Nika McGuigan passed away on the 23rd of July 2019, only months after filming finished on this film from writer/director Cathy Brady. It adds a fierce sense of sadness and what could have been to a film already laced with sorrow and despair, so much so that at times it all threatens to be too much to cope with. But McGuigan's fiery turn as Kelly is so good you'll keep going through the hurt. Add in a blistering performance from Nora-Jane Noone and you have a story that will stay with you for an age.
Kelly's just come home from across the pond after being missing for a year. Her sister Lauren (Nora-Jane Noon) is overcome with a mixture of relief she's safe and rage after being left wondering if she was even alive for so long. Lauren's husband Sean (Martin McCann) is trapped between a rock and a hard place as the push and pull of their relationship plays out around him.
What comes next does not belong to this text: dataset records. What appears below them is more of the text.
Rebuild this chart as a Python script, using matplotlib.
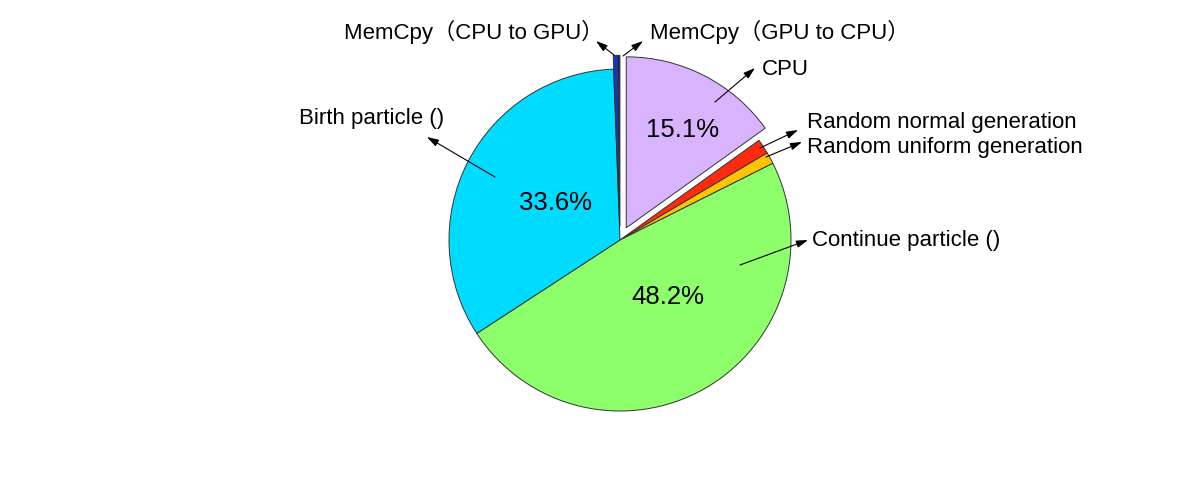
import matplotlib
matplotlib.use("Agg")
import matplotlib.pyplot as plt

# --- data ---
labels = ["CPU", "Random normal generation", "Random uniform generation",
          "Continue particle ()", "Birth particle ()",
          "MemCpy（CPU to GPU）", "MemCpy（GPU to CPU）"]
shares = [15.1, 1.4, 1.1, 48.2, 33.6, 0.4, 0.2]
colors = ["#D8B4FE", "#FF2A10", "#FFC400", "#8CFF6A", "#00DCFF", "#1436C8", "#0A1E80"]
pulled_out = [True, False, False, False, False, True, True]

W, H = 1200, 501
R = 171
FONT = ["Liberation Sans", "Noto Sans CJK SC", "DejaVu Sans"]


def px(x, y):
    # picture pixel -> data coords (y up)
    return (x, H - y)


# label layout: arrow tail, arrow head, text anchor, alignment (pixels)
layout = {
    "CPU": ((715, 102), (755, 68), (762, 69), "left"),
    "Random normal generation": ((760, 148), (798, 130), (807, 122), "left"),
    "Random uniform generation": ((766, 157), (802, 142), (807, 147), "left"),
    "Continue particle ()": ((740, 265), (808, 240), (812, 240), "left"),
    "Birth particle ()": ((495, 177), (427, 137), (444, 118), "right"),
    "MemCpy（CPU to GPU）": ((614, 55), (596, 41), (603, 32), "right"),
    "MemCpy（GPU to CPU）": ((623, 56), (643, 41), (650, 32), "left"),
}
pct_pos = {"CPU": (683, 130), "Continue particle ()": (668, 297), "Birth particle ()": (556, 203)}

fig = plt.figure(figsize=(W / 100, H / 100), dpi=100)
ax = fig.add_axes([0, 0, 1, 1])

# matplotlib's explode offset is in data units, so scale it by the radius
explode = [0.08 * R if p else 0 for p in pulled_out]
wedges, _ = ax.pie(shares, colors=colors, explode=explode, startangle=90,
                   counterclock=False, radius=R, center=px(620, 240),
                   wedgeprops=dict(edgecolor="#333333", linewidth=0.7),
                   frame=True)
ax.set_xlim(0, W)
ax.set_ylim(0, H)
ax.axis("off")

for lab, val in zip(labels, shares):
    tail, head, tpos, ha = layout[lab]
    ax.annotate("", xy=px(*head), xytext=px(*tail),
                arrowprops=dict(arrowstyle="-|>,head_length=0.7,head_width=0.22",
                                color="black", lw=0.8, shrinkA=0, shrinkB=0))
    ax.text(*px(*tpos), lab, ha=ha, va="center", fontsize=16, family=FONT)
    if lab in pct_pos:
        ax.text(*px(*pct_pos[lab]), f"{val:.1f}%", ha="center", va="center",
                fontsize=18.5, family=FONT)

fig.savefig("out.png", dpi=100)
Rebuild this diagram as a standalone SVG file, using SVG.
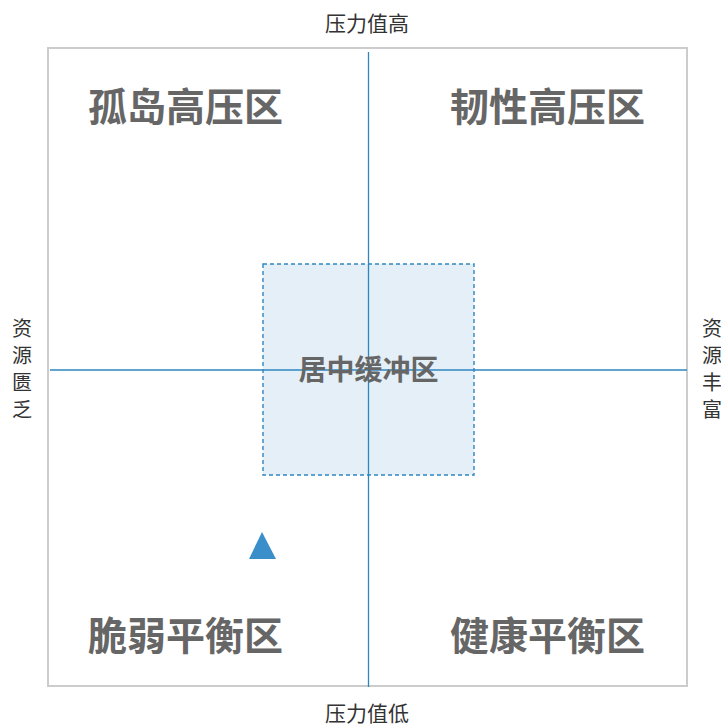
<svg xmlns="http://www.w3.org/2000/svg" width="721" height="726" viewBox="0 0 721 726">
<style>
.zone{font-family:"Noto Sans CJK SC","Noto Sans",sans-serif;font-weight:bold;fill:#666;text-anchor:middle}
.lbl{font-family:"Noto Sans CJK SC","Noto Sans",sans-serif;fill:#333;text-anchor:middle;font-size:21px}
.vlbl{font-family:"Noto Sans CJK SC","Noto Sans",sans-serif;fill:#333;text-anchor:middle;font-size:20px;writing-mode:vertical-rl;letter-spacing:7px}
.axis{stroke:#2e86c1;stroke-width:1.3;fill:none}
</style>
<rect width="721" height="726" fill="#fff"/>
<g id="frame"><rect x="48" y="48" width="639" height="638" fill="none" stroke="#cccccc" stroke-width="2"/></g>
<g id="buffer"><rect x="263" y="264" width="211" height="211" fill="#e4eff7" stroke="#2e86c1" stroke-width="1.4" stroke-dasharray="4,3"/></g>
<g id="connectors">
<line class="axis" x1="368.5" y1="52" x2="368.5" y2="687"/>
<line class="axis" x1="50" y1="370" x2="687" y2="370"/>
</g>
<g id="q1"><text class="zone" x="185.5" y="121" font-size="39">孤岛高压区</text></g>
<g id="q2"><text class="zone" x="547.5" y="121" font-size="39">韧性高压区</text></g>
<g id="q3"><text class="zone" x="185.5" y="650" font-size="39">脆弱平衡区</text></g>
<g id="q4"><text class="zone" x="547.5" y="650" font-size="39">健康平衡区</text></g>
<g id="center"><text class="zone" x="368.5" y="380" font-size="28">居中缓冲区</text></g>
<g id="marker"><polygon points="262,532 276,559 249,559" fill="#3a8fca"/></g>
<g id="labels">
<text class="lbl" x="367" y="31">压力值高</text>
<text class="lbl" x="367" y="721">压力值低</text>
<text class="vlbl" x="22" y="372">资源匮乏</text>
<text class="vlbl" x="712" y="372">资源丰富</text>
</g>
</svg>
They've lived in the same place all their lives, right on the border between the North and the Republic of Ireland. Houses they lived in loom large. Paramilitary atrocity has shaped their lives and the lives of those around them. The men responsible drink freely in their eyeline after early release due to the Good Friday agreement. Everywhere are reminders of loss and when troubled Kelly dives into her mother's belongings Lauren begins to feel things she's long kept tamped down.
You won't finish this one in a particularly good mood but you'll be glad you stuck with it. A story about the way violence leaves an echo that affects everyone involved. Kelly and Lauren are scarred by it. One ran and one stayed. A ferocious, almost co-dependent closeness torn apart and now tough to fix. It feels odd at first as you don't quite know what's going on but as the story moves forward the layers are peeled back and we get a real sense of the ripple effects of bloodshed. The stories we in the ROI, especially in the places away from the border, grew up hearing in the news about the troubles were exactly that to us, stories. When the news finished we moved on to whatever show was on next. For the people affected it's a lifelong struggle, a limp that effects your work, passing by the site of a bombing every single day of your life, depression in the aftermath of horror. It's that big ol' traumatic scar on our national psyche brought right down to a human level. But it's a fixable one.
Wildfire is in cinemas now. It's very good but jesus it's tough going. Be nice to yourself afterwards.